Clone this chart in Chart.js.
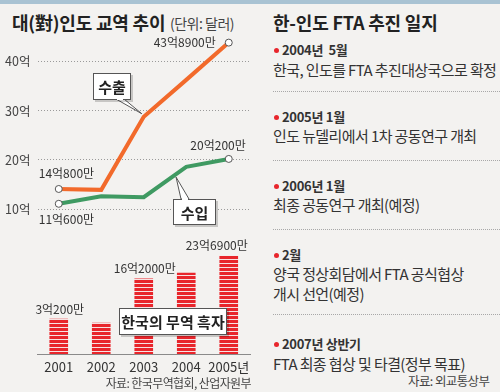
<!DOCTYPE html>
<html>
<head>
<meta charset="utf-8">
<script src="https://cdn.jsdelivr.net/npm/chart.js@4.4.0/dist/chart.umd.min.js"></script>
<style>
  body { margin: 0; width: 500px; height: 392px; overflow: hidden; position: relative; background: #f3f2f0; font-family: "Noto Sans CJK KR", sans-serif; color: #333; }
  .topbar { position: absolute; left: 0; top: 0; width: 500px; height: 4px; background: #a9c3d3; }
  .abs { position: absolute; white-space: nowrap; line-height: 18px; }
  .title { font-size: 18px; font-weight: bold; color: #222; letter-spacing: -0.2px; line-height: 20px; }
  .unit { font-size: 14px; color: #444; letter-spacing: -0.5px; }
  .date { font-size: 13px; font-weight: bold; color: #333; letter-spacing: -0.3px; font-family: "Liberation Sans Narrow", "Noto Sans CJK KR", sans-serif; }
  .date::before { content: ""; display: inline-block; width: 5px; height: 5px; border-radius: 50%; background: #e8262c; margin-right: 3px; vertical-align: 2px; }
  .desc { font-size: 15px; color: #333; letter-spacing: -0.6px; line-height: 20px; }
  .sep { position: absolute; left: 273px; width: 227px; height: 0; border-top: 1px dotted #a8a8a8; }
  .src { font-size: 12px; color: #444; letter-spacing: -0.6px; }
  #wrap { position: absolute; left: 0; top: 0; width: 255px; height: 392px; }
</style>
</head>
<body>
<div class="topbar"></div>
<div class="abs title" style="left:12px; top:12px;">대(對)인도 교역 추이</div>
<div class="abs unit" style="left:170px; top:14px;">(단위: 달러)</div>

<div id="wrap"><canvas id="chart" width="255" height="392"></canvas></div>
<div class="abs src" style="right:249px; top:374px;">자료: 한국무역협회, 산업자원부</div>

<div class="abs title" style="left:273px; top:12px;">한-인도 FTA 추진 일지</div>
<div class="abs date" style="left:274px; top:41px;">2004년&nbsp; 5월</div>
<div class="abs desc" style="left:273px; top:60px;">한국, 인도를 FTA 추진대상국으로 확정</div>
<div class="sep" style="top:91px;"></div>
<div class="abs date" style="left:274px; top:108px;">2005년 1월</div>
<div class="abs desc" style="left:273px; top:126px;">인도 뉴델리에서 1차 공동연구 개최</div>
<div class="sep" style="top:160px;"></div>
<div class="abs date" style="left:274px; top:177px;">2006년 1월</div>
<div class="abs desc" style="left:273px; top:195px;">최종 공동연구 개최(예정)</div>
<div class="sep" style="top:229px;"></div>
<div class="abs date" style="left:274px; top:246px;">2월</div>
<div class="abs desc" style="left:273px; top:264px;">양국 정상회담에서 FTA 공식협상</div>
<div class="abs desc" style="left:273px; top:284px;">개시 선언(예정)</div>
<div class="sep" style="top:314px;"></div>
<div class="abs date" style="left:274px; top:335px;">2007년 상반기</div>
<div class="abs desc" style="left:273px; top:354px;">FTA 최종 협상 및 타결(정부 목표)</div>
<div class="abs src" style="left:408px; top:372px; font-size:12.5px;">자료: 외교통상부</div>

<script>
const years = ['2001', '2002', '2003', '2004', '2005년'];
const exportVals = [14.08, 13.9, 28.8, 36.3, 43.89];
const importVals = [11.06, 12.6, 12.4, 18.6, 20.2];
const surplusVals = [3.02, 1.7, 16.2, 18.1, 23.69];
const yTicks = [10, 20, 30, 40];
const exportLabels = ['14억800만', '', '', '', '43억8900만'];
const importLabels = ['11억600만', '', '', '', '20억200만'];
const surplusLabels = ['3억200만', '', '16억2000만', '', '23억6900만'];

// the trade-surplus bars sit on their own (hidden) axis, not to scale with the lines
const SURPLUS_MIN = -8.46;
const SURPLUS_MAX = 97.8;

const numFont = '"Liberation Sans Narrow", "Noto Sans CJK KR", sans-serif';

function stripes() {
  const c = document.createElement('canvas');
  c.width = 4; c.height = 4;
  const g = c.getContext('2d');
  g.fillStyle = '#f7e2e2';
  g.fillRect(0, 0, 4, 4);
  g.fillStyle = '#e8252b';
  g.fillRect(0, 0, 4, 3);
  return g.createPattern(c, 'repeat');
}

function callout(g, box, text, tip, base) {
  g.save();
  // pointer
  g.beginPath();
  g.moveTo(base[0], base[1]);
  g.lineTo(tip[0], tip[1]);
  g.lineTo(base[2], base[3]);
  g.closePath();
  g.fillStyle = '#fff';
  g.fill();
  g.strokeStyle = '#555';
  g.lineWidth = 1;
  g.stroke();
  // shadow + box
  g.fillStyle = 'rgba(0,0,0,0.18)';
  g.fillRect(box[0] + 2, box[1] + 2, box[2], box[3]);
  g.fillStyle = '#fff';
  g.fillRect(box[0], box[1], box[2], box[3]);
  g.strokeRect(box[0] + 0.5, box[1] + 0.5, box[2] - 1, box[3] - 1);
  // cover pointer join
  g.beginPath();
  g.moveTo(base[0] + 1, base[1]);
  g.lineTo(base[2] - 1, base[3]);
  g.strokeStyle = '#fff';
  g.lineWidth = 2;
  g.stroke();
  g.fillStyle = '#222';
  g.font = 'bold 15px "Noto Sans CJK KR", sans-serif';
  g.textAlign = 'center';
  g.textBaseline = 'middle';
  g.fillText(text, box[0] + box[2] / 2, box[1] + box[3] / 2 + 1);
  g.restore();
}

const labelPlugin = {
  id: 'labels',
  afterDatasetsDraw(chart) {
    const g = chart.ctx;
    const ex = chart.getDatasetMeta(0).data;
    const im = chart.getDatasetMeta(1).data;
    const bars = chart.getDatasetMeta(2).data;
    g.save();
    g.font = '12px ' + numFont;
    g.fillStyle = '#333';
    g.textBaseline = 'middle';

    // first/last point labels
    g.textAlign = 'left';
    g.fillText(exportLabels[0], ex[0].x - 20, ex[0].y - 16);
    g.fillText(importLabels[0], im[0].x - 20, im[0].y + 16);
    g.textAlign = 'right';
    g.fillText(exportLabels[4], ex[4].x - 13, ex[4].y);
    g.fillText(importLabels[4], im[4].x + 17, im[4].y - 13);

    // bar labels
    bars.forEach((b, i) => {
      if (!surplusLabels[i]) return;
      if (i === 4) {
        g.textAlign = 'right';
        g.fillText(surplusLabels[i], b.x + 19, b.y - 11);
      } else {
        g.textAlign = 'center';
        g.fillText(surplusLabels[i], b.x + 1, b.y - 10);
      }
    });
    g.restore();

    // callouts
    callout(g, [93, 73, 38, 27], '수출', [ex[2].x - 2, ex[2].y - 3], [116, 99, 124, 99]);
    const tx = im[2].x + (im[3].x - im[2].x) * 0.76;
    const ty = im[2].y + (im[3].y - im[2].y) * 0.76 + 3;
    callout(g, [173, 199, 43, 26], '수입', [tx, ty], [181, 199, 189, 199]);
    callout(g, [119, 308, 108, 27], '한국의 무역 흑자', [173, 321], [173, 321, 173, 321]);
  }
};

const ctx = document.getElementById('chart').getContext('2d');
new Chart(ctx, {
  data: {
    labels: years,
    datasets: [
      {
        type: 'line',
        label: '수출',
        data: exportVals,
        borderColor: '#f26a2b',
        borderWidth: 4,
        tension: 0,
        pointRadius: [3.5, 0, 0, 0, 3.5],
        pointBackgroundColor: '#fff',
        pointBorderColor: '#555',
        pointBorderWidth: 1,
        yAxisID: 'y',
        order: 1
      },
      {
        type: 'line',
        label: '수입',
        data: importVals,
        borderColor: '#3f9a62',
        borderWidth: 4,
        tension: 0,
        pointRadius: [3.5, 0, 0, 0, 3.5],
        pointBackgroundColor: '#fff',
        pointBorderColor: '#555',
        pointBorderWidth: 1,
        yAxisID: 'y',
        order: 2
      },
      {
        type: 'bar',
        label: '무역 흑자',
        data: surplusVals,
        backgroundColor: stripes(),
        barThickness: 18,
        base: SURPLUS_MIN,
        yAxisID: 'y2',
        order: 3
      }
    ]
  },
  options: {
    responsive: false,
    animation: false,
    layout: { padding: { top: 30, right: 2.5, bottom: 18, left: 0 } },
    plugins: { legend: { display: false }, tooltip: { enabled: false } },
    scales: {
      x: {
        offset: true,
        grid: { display: false, drawTicks: false },
        border: { color: '#8a8a8a', width: 1 },
        ticks: { color: '#333', font: { family: numFont, size: 13 }, padding: 5, maxRotation: 0, minRotation: 0, autoSkip: false },
        afterFit: s => { s.height = 20; }
      },
      y: {
        min: -19.53,
        max: 46.46,
        afterBuildTicks: s => { s.ticks = yTicks.map(v => ({ value: v })); },
        ticks: { callback: v => v + '억', color: '#444', font: { family: numFont, size: 12.5 }, padding: 7 },
        grid: { color: '#9a9a9a', drawTicks: false },
        border: { display: false, dash: [1, 2] },
        afterFit: s => { s.width = 37.5; }
      },
      y2: {
        display: false,
        min: SURPLUS_MIN,
        max: SURPLUS_MAX
      }
    }
  },
  plugins: [labelPlugin]
});
</script>
</body>
</html>
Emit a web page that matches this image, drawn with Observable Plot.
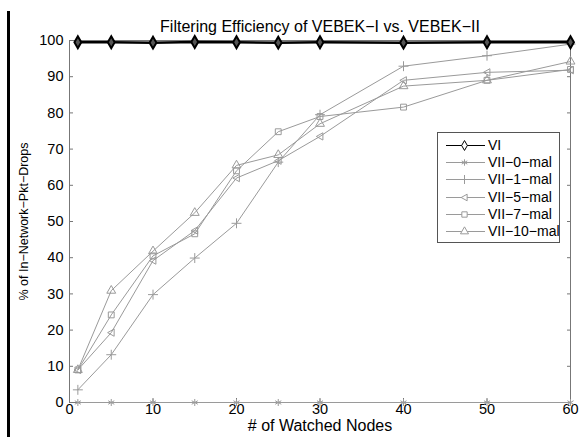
<!DOCTYPE html>
<html>
<head>
<meta charset="utf-8">
<script src="https://cdn.jsdelivr.net/npm/d3@7"></script>
<script src="https://cdn.jsdelivr.net/npm/@observablehq/plot@0.6"></script>
<style>
  body { margin: 0; background: #fff; }
  #wrap { position: relative; width: 585px; height: 437px; font-family: "Liberation Sans", Arial, sans-serif; }
  #bar { position: absolute; left: 7px; top: 11px; width: 3px; height: 426px; background: #000; }
  #legend { position: absolute; left: 437px; top: 132px; width: 121px; height: 109px; border: 1px solid #555; background: #fff; font-size: 14px; }
  .row { position: absolute; left: 0; height: 17px; width: 121px; }
  .row svg { position: absolute; left: 7px; top: 0; }
  .row span { position: absolute; left: 50px; top: 0; line-height: 17px; color: #000; white-space: nowrap; }
</style>
</head>
<body>
<div id="wrap"><div id="bar"></div></div>
<script>
const title = "Filtering Efficiency of VEBEK\u2212I vs. VEBEK\u2212II";
const xLabel = "# of Watched Nodes";
const yLabel = "% of In\u2212Network\u2212Pkt\u2212Drops";
const nodes = [1, 5, 10, 15, 20, 25, 30, 40, 50, 60];
const xTicks = [0, 10, 20, 30, 40, 50, 60];
const yTicks = [0, 10, 20, 30, 40, 50, 60, 70, 80, 90, 100];
const seriesNames = ["VI", "VII\u22120\u2212mal", "VII\u22121\u2212mal", "VII\u22125\u2212mal", "VII\u22127\u2212mal", "VII\u221210\u2212mal"];
const vI     = [99.5, 99.5, 99.4, 99.6, 99.5, 99.4, 99.5, 99.4, 99.5, 99.5];
const vII0   = [0, 0, 0, 0, 0, 0, 0, 0, 0, 0];
const vII1   = [3.5, 13.2, 29.8, 39.9, 49.5, 66.4, 79.5, 92.9, 95.8, 99];
const vII5   = [9, 19.3, 39.2, 47.5, 62, 66.8, 73.5, 89, 91.2, 91.8];
const vII7   = [9, 24.2, 40.5, 46.6, 64, 74.8, 79, 81.6, 89, 92];
const vII10  = [9, 30.9, 41.8, 52.4, 65.5, 68.4, 77, 87.4, 89, 94.2];

const triLeft = { draw(ctx, size) {
  const r = Math.sqrt(size / Math.PI) * 1.1;
  ctx.moveTo(-r, 0); ctx.lineTo(r * 0.8, -r); ctx.lineTo(r * 0.8, r); ctx.closePath();
}};
const symbols = [d3.symbolDiamond, d3.symbolAsterisk, d3.symbolPlus, triLeft, d3.symbolSquare, d3.symbolTriangle];
const allValues = [vI, vII0, vII1, vII5, vII7, vII10];
const gray = "#9a9a9a";

const rows = [];
allValues.forEach((vals, s) => vals.forEach((v, i) => rows.push({series: seriesNames[s], s, x: nodes[i], y: v})));

const grayRows = rows.filter(d => d.s > 0);
const blackRows = rows.filter(d => d.s === 0);

const chart = Plot.plot({
  width: 585, height: 437,
  marginLeft: 69, marginRight: 15, marginTop: 40, marginBottom: 35,
  style: { fontFamily: "Liberation Sans, Arial, sans-serif", fontSize: "14px", background: "#fff", color: "#000" },
  x: { domain: [0, 60], ticks: xTicks },
  y: { domain: [0, 100], ticks: yTicks },
  marks: [
    Plot.frame({ stroke: "#777" }),
    Plot.axisY({ ticks: yTicks, anchor: "left", tickSize: 4, dx: 4, fill: "none", stroke: "#777", label: null }),
    Plot.axisY({ ticks: yTicks, anchor: "right", tickSize: 4, dx: -4, fill: "none", stroke: "#777", label: null }),
    Plot.axisX({ ticks: xTicks, anchor: "bottom", tickSize: 4, dy: -4, fill: "none", stroke: "#777", label: null }),
    Plot.axisX({ ticks: xTicks, anchor: "top", tickSize: 4, dy: 4, fill: "none", stroke: "#777", label: null }),
    Plot.axisY({ ticks: yTicks, anchor: "left", tickSize: 0, tickPadding: 6, label: null, fontSize: 14.5 }),
    Plot.axisX({ ticks: xTicks, anchor: "bottom", tickSize: 0, tickPadding: 1, label: null, fontSize: 14.5 }),
    Plot.line(grayRows, { x: "x", y: "y", z: "series", stroke: gray, strokeWidth: 1 }),
    Plot.dot(grayRows, { x: "x", y: "y", symbol: d => symbols[d.s], r: 3.3, stroke: gray, fill: "none", strokeWidth: 1 }),
    Plot.line(blackRows, { x: "x", y: "y", stroke: "#000", strokeWidth: 2.5 }),
    Plot.dot(blackRows, { x: "x", y: "y", symbol: d => symbols[d.s], r: 3.6, stroke: "#000", fill: "#555", strokeWidth: 2 }),
    Plot.text([title], { frameAnchor: "top", dy: -20, fontSize: 16, fill: "#000" }),
    Plot.text([xLabel], { frameAnchor: "bottom", dy: 28, fontSize: 16, fill: "#000" }),
    Plot.text([yLabel], { frameAnchor: "left", textAnchor: "middle", dx: -46, rotate: -90, fontSize: 12.5, fill: "#000" })
  ]
});
const wrap = document.getElementById("wrap");
wrap.insertBefore(chart, wrap.firstChild);
chart.style.position = "absolute"; chart.style.left = "0"; chart.style.top = "0";

const legend = document.createElement("div");
legend.id = "legend";
seriesNames.forEach((name, s) => {
  const row = document.createElement("div");
  row.className = "row";
  row.style.top = (4 + s * 17.2) + "px";
  const svg = d3.create("svg").attr("width", 42).attr("height", 17);
  const col = s === 0 ? "#000" : gray;
  svg.append("line").attr("x1", 1).attr("x2", 40).attr("y1", 8.5).attr("y2", 8.5).attr("stroke", col).attr("stroke-width", 1);
  svg.append("path").attr("d", d3.symbol(symbols[s], 3.0 * 3.0 * Math.PI)()).attr("transform", "translate(19.5,8.5)")
    .attr("fill", "#fff").attr("stroke", col).attr("stroke-width", 1);
  row.appendChild(svg.node());
  const sp = document.createElement("span");
  sp.textContent = name;
  row.appendChild(sp);
  legend.appendChild(row);
});
wrap.appendChild(legend);
</script>
</body>
</html>
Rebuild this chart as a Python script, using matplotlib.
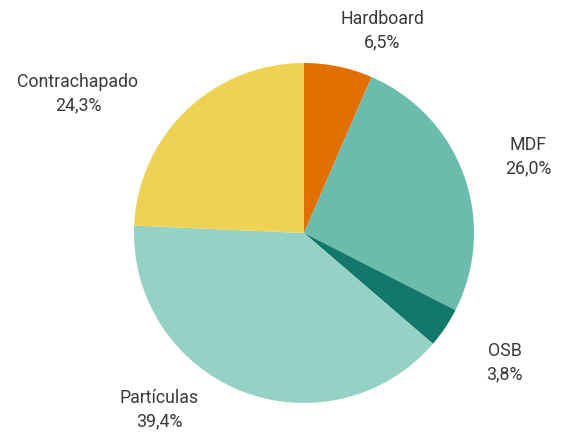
┄┄┄┄┄┄┄┄┄┄┄┄┄┄┄┄┄┄┄┄
● Directions
From the records above, copy only the lines running from the line holding "Emit a web page" through the line holding "87.4, 89, 94.2];", with no pictures.

● Answer in full
Emit a web page that matches this image, drawn with Observable Plot.
<!DOCTYPE html>
<html>
<head>
<meta charset="utf-8">
<script src="https://cdn.jsdelivr.net/npm/d3@7"></script>
<script src="https://cdn.jsdelivr.net/npm/@observablehq/plot@0.6"></script>
<style>
  body { margin: 0; background: #fff; }
  #wrap { position: relative; width: 585px; height: 437px; font-family: "Liberation Sans", Arial, sans-serif; }
  #bar { position: absolute; left: 7px; top: 11px; width: 3px; height: 426px; background: #000; }
  #legend { position: absolute; left: 437px; top: 132px; width: 121px; height: 109px; border: 1px solid #555; background: #fff; font-size: 14px; }
  .row { position: absolute; left: 0; height: 17px; width: 121px; }
  .row svg { position: absolute; left: 7px; top: 0; }
  .row span { position: absolute; left: 50px; top: 0; line-height: 17px; color: #000; white-space: nowrap; }
</style>
</head>
<body>
<div id="wrap"><div id="bar"></div></div>
<script>
const title = "Filtering Efficiency of VEBEK\u2212I vs. VEBEK\u2212II";
const xLabel = "# of Watched Nodes";
const yLabel = "% of In\u2212Network\u2212Pkt\u2212Drops";
const nodes = [1, 5, 10, 15, 20, 25, 30, 40, 50, 60];
const xTicks = [0, 10, 20, 30, 40, 50, 60];
const yTicks = [0, 10, 20, 30, 40, 50, 60, 70, 80, 90, 100];
const seriesNames = ["VI", "VII\u22120\u2212mal", "VII\u22121\u2212mal", "VII\u22125\u2212mal", "VII\u22127\u2212mal", "VII\u221210\u2212mal"];
const vI     = [99.5, 99.5, 99.4, 99.6, 99.5, 99.4, 99.5, 99.4, 99.5, 99.5];
const vII0   = [0, 0, 0, 0, 0, 0, 0, 0, 0, 0];
const vII1   = [3.5, 13.2, 29.8, 39.9, 49.5, 66.4, 79.5, 92.9, 95.8, 99];
const vII5   = [9, 19.3, 39.2, 47.5, 62, 66.8, 73.5, 89, 91.2, 91.8];
const vII7   = [9, 24.2, 40.5, 46.6, 64, 74.8, 79, 81.6, 89, 92];
const vII10  = [9, 30.9, 41.8, 52.4, 65.5, 68.4, 77, 87.4, 89, 94.2];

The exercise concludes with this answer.